## start

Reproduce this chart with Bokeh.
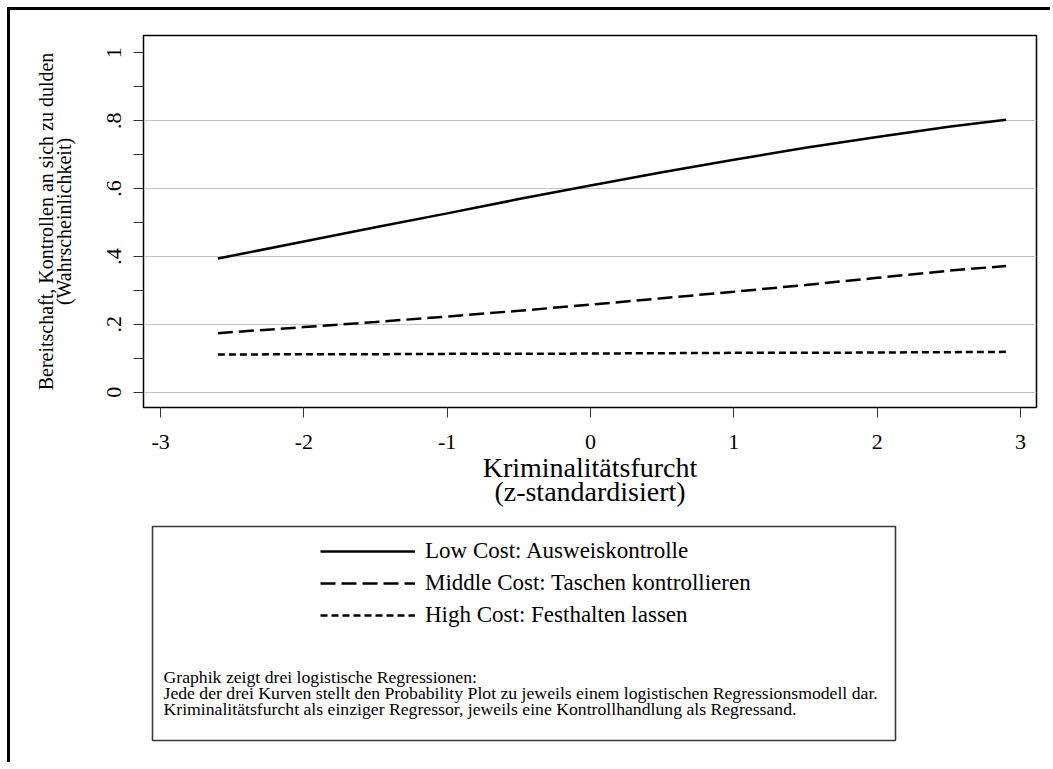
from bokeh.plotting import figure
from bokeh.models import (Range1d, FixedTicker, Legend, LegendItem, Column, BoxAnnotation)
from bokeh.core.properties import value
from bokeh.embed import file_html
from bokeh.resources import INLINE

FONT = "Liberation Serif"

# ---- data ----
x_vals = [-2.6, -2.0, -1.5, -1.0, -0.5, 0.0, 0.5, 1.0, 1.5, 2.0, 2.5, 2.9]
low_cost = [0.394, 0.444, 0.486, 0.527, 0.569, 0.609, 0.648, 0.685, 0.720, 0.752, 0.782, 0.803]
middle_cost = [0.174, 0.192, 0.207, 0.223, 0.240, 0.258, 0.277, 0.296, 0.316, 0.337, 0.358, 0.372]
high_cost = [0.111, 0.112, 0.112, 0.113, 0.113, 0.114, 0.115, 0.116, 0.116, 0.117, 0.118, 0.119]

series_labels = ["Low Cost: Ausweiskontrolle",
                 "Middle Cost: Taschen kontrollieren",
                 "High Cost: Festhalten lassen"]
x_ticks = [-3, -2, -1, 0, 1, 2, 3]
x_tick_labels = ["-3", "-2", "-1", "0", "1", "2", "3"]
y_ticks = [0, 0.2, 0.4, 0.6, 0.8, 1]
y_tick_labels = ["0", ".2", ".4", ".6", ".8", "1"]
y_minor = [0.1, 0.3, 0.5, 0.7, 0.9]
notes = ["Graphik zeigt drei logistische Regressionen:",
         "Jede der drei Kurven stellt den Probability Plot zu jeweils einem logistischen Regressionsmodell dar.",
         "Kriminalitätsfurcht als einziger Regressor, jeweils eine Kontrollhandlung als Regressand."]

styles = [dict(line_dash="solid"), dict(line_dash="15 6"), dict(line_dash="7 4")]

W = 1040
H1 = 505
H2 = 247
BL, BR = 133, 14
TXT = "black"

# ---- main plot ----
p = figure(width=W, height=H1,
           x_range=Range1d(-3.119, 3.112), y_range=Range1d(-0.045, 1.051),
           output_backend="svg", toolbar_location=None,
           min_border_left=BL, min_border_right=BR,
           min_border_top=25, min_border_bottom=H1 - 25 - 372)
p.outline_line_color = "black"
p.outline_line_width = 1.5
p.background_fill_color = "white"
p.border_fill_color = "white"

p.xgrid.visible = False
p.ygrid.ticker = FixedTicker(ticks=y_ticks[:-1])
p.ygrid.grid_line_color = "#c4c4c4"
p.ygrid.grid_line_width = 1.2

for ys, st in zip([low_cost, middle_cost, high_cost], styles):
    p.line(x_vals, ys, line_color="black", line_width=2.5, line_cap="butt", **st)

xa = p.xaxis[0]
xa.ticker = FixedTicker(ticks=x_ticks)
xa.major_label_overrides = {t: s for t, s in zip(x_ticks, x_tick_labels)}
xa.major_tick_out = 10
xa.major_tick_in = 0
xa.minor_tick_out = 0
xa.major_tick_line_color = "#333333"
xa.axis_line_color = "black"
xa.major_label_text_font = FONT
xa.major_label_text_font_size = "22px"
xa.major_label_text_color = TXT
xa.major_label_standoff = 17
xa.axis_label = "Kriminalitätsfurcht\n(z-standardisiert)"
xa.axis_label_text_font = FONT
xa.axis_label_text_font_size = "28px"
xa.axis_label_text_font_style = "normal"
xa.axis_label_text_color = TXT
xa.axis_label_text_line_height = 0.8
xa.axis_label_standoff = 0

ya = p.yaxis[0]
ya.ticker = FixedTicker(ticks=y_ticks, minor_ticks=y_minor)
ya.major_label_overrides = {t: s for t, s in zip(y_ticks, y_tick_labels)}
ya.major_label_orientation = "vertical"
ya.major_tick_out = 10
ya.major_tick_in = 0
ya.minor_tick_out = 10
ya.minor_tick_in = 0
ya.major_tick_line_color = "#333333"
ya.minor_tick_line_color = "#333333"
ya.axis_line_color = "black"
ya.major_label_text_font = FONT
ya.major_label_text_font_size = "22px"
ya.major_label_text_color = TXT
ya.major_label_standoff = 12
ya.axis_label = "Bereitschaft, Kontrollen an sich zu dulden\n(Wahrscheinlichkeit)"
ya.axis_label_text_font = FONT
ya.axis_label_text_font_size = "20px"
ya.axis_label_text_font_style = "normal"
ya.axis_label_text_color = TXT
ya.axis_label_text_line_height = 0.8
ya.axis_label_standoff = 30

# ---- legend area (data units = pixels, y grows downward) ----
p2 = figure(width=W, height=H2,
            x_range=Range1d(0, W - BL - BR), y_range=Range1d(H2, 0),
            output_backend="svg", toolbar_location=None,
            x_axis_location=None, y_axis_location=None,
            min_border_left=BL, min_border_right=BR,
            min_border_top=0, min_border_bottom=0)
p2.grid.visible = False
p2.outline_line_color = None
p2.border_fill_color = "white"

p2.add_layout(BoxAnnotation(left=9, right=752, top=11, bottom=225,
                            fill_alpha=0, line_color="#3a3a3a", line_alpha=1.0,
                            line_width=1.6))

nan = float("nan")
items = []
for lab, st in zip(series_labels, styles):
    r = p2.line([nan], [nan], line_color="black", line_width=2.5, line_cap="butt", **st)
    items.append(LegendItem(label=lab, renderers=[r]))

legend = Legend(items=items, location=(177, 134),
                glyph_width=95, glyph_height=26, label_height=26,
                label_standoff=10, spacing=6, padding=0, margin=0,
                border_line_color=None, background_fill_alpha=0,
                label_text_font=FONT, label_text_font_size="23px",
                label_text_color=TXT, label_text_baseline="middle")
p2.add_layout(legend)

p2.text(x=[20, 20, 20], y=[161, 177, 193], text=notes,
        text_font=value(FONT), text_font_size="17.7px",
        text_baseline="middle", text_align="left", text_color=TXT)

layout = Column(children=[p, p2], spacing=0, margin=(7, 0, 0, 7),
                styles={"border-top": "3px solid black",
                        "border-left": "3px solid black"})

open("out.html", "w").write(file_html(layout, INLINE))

## end
## start

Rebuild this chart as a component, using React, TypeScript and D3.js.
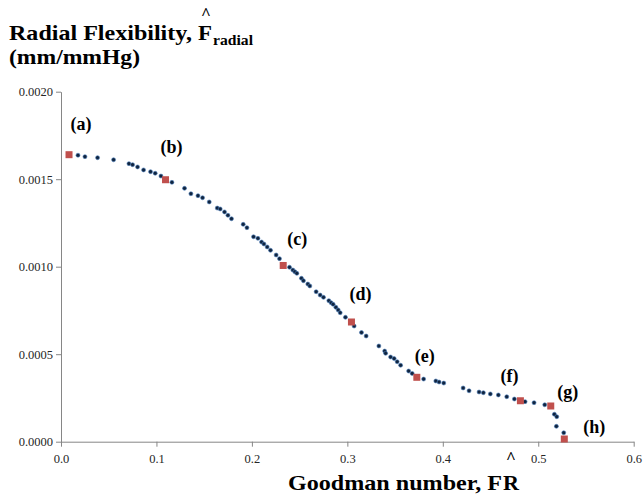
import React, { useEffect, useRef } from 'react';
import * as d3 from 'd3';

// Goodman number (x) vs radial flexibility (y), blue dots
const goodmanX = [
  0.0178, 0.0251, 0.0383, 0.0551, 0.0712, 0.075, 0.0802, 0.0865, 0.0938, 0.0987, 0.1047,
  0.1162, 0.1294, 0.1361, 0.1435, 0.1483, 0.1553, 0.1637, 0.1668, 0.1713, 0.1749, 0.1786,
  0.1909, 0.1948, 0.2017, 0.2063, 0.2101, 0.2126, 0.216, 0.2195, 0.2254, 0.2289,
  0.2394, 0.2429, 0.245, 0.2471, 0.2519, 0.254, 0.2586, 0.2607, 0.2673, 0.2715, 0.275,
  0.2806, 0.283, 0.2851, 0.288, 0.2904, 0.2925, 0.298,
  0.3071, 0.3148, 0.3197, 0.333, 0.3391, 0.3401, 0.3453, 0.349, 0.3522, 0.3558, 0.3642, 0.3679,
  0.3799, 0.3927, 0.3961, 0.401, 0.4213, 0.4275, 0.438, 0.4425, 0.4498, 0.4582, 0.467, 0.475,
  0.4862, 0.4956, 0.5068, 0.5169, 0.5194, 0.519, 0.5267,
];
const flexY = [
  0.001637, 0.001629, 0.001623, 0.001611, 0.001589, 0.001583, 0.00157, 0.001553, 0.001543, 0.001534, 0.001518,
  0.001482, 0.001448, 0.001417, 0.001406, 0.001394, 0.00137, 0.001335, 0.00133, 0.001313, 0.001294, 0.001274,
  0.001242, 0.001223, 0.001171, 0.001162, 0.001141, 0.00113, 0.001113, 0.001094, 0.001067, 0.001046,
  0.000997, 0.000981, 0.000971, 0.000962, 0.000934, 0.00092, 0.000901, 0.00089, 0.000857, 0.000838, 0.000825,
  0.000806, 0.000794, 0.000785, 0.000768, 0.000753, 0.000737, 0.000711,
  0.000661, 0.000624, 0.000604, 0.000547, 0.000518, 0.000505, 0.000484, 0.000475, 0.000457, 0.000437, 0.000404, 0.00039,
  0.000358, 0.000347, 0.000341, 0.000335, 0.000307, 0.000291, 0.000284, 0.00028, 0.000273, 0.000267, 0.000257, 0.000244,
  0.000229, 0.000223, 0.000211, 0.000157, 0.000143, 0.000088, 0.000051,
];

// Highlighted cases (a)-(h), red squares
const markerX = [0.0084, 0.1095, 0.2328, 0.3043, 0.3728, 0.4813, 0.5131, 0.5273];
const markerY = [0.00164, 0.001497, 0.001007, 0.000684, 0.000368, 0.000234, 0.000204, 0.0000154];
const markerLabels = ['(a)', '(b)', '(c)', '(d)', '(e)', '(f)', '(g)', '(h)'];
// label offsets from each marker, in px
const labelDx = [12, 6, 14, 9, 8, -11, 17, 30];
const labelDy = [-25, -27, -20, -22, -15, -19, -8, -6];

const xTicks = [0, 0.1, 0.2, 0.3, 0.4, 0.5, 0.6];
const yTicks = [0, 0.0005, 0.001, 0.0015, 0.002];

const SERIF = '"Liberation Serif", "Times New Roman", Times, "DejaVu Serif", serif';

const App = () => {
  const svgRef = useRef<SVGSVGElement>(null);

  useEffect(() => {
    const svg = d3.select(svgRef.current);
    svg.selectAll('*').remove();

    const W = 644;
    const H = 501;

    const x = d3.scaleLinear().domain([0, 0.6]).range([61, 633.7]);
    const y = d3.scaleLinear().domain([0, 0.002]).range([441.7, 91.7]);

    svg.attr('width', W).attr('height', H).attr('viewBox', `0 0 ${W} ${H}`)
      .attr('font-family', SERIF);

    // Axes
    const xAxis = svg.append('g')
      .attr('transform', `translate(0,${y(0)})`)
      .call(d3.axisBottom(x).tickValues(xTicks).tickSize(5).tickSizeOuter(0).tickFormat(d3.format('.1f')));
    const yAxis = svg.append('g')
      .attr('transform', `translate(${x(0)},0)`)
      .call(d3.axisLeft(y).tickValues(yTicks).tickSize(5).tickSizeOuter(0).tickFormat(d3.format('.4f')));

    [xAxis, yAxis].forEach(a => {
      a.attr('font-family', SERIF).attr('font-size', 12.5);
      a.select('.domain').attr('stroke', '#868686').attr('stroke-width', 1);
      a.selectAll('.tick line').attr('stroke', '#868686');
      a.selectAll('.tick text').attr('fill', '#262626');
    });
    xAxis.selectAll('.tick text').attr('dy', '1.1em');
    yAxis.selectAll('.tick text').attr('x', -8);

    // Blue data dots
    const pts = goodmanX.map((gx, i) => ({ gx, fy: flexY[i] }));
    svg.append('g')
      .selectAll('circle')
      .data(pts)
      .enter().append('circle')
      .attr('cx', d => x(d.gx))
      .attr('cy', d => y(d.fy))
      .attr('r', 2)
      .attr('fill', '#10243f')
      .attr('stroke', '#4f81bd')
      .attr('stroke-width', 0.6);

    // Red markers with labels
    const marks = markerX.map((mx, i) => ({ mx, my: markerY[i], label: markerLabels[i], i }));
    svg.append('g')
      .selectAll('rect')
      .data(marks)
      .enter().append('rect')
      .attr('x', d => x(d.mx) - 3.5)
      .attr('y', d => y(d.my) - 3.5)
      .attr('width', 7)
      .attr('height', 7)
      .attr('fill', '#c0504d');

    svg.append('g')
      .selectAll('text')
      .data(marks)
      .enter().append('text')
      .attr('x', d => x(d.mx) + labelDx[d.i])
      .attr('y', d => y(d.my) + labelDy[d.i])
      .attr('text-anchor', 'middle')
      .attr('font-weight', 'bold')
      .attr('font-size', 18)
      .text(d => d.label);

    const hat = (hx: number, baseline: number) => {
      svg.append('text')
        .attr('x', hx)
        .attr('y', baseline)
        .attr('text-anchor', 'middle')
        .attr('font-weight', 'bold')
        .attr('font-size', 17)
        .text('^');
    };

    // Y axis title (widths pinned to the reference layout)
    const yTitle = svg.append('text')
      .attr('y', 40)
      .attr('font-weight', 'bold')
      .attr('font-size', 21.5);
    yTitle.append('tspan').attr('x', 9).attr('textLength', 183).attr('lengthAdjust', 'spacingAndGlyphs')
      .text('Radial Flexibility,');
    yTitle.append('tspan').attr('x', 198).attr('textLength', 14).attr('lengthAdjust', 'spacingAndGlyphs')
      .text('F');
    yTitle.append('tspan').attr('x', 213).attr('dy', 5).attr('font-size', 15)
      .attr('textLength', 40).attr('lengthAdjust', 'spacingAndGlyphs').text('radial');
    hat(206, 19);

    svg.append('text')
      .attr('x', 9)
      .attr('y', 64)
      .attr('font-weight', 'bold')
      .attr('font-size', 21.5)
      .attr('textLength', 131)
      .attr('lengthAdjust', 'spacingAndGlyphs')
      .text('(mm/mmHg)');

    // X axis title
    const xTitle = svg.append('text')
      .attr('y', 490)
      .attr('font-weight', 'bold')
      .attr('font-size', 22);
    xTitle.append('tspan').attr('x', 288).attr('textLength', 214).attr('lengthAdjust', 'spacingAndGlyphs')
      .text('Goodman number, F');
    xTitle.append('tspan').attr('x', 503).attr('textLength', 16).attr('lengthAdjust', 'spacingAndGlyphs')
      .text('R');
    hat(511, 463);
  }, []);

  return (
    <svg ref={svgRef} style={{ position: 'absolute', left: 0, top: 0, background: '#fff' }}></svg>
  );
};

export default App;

## end
## start

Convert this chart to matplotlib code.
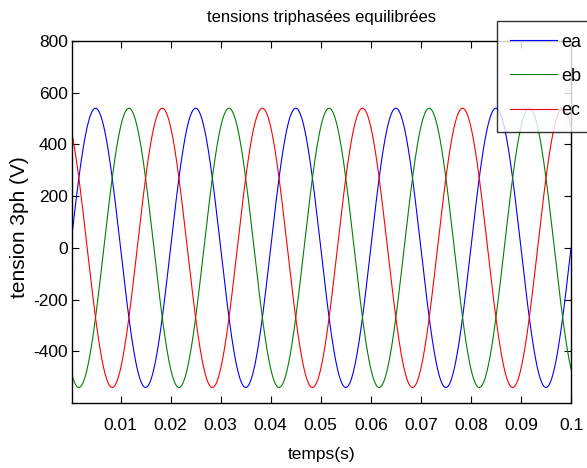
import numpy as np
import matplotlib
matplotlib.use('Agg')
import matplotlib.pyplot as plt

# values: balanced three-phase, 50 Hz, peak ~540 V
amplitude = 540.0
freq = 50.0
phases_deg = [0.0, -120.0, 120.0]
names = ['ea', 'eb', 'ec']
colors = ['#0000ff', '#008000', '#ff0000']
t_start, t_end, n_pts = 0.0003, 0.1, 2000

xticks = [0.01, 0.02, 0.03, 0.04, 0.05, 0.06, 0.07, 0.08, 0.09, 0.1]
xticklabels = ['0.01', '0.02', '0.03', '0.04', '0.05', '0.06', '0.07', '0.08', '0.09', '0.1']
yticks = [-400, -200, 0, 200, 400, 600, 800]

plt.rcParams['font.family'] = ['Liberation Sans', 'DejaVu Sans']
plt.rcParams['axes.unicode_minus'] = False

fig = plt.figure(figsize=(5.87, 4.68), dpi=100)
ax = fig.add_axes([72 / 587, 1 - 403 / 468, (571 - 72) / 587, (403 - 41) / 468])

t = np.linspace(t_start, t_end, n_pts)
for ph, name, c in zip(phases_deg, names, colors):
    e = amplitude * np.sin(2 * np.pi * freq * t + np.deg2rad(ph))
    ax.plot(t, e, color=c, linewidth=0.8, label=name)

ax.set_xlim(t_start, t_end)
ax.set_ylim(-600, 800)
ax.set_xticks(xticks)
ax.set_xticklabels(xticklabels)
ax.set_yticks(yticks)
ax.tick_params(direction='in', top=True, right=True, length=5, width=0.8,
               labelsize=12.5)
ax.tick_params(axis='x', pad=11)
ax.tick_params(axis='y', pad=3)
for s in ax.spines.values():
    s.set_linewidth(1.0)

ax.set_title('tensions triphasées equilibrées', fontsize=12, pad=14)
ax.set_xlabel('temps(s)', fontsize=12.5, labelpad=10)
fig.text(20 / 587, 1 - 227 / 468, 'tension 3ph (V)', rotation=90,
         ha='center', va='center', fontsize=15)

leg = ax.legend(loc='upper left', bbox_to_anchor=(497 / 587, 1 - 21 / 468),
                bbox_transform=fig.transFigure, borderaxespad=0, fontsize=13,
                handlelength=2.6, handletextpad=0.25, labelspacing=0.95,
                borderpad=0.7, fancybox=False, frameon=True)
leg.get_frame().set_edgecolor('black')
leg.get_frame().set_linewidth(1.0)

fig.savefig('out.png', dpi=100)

## end

WORK TO BE COMPLETED: Your first line is the one with "Convert this chart to matplotlib code.", and your last is the one with "plt.rcParams['axes.unicode_minus'] = False". Copy those and every line between them exactly, without any pictures.

ANSWER TO THIS PROBLEM:
Convert this chart to matplotlib code.
import numpy as np
import matplotlib
matplotlib.use('Agg')
import matplotlib.pyplot as plt

# values: balanced three-phase, 50 Hz, peak ~540 V
amplitude = 540.0
freq = 50.0
phases_deg = [0.0, -120.0, 120.0]
names = ['ea', 'eb', 'ec']
colors = ['#0000ff', '#008000', '#ff0000']
t_start, t_end, n_pts = 0.0003, 0.1, 2000

xticks = [0.01, 0.02, 0.03, 0.04, 0.05, 0.06, 0.07, 0.08, 0.09, 0.1]
xticklabels = ['0.01', '0.02', '0.03', '0.04', '0.05', '0.06', '0.07', '0.08', '0.09', '0.1']
yticks = [-400, -200, 0, 200, 400, 600, 800]

plt.rcParams['font.family'] = ['Liberation Sans', 'DejaVu Sans']
plt.rcParams['axes.unicode_minus'] = False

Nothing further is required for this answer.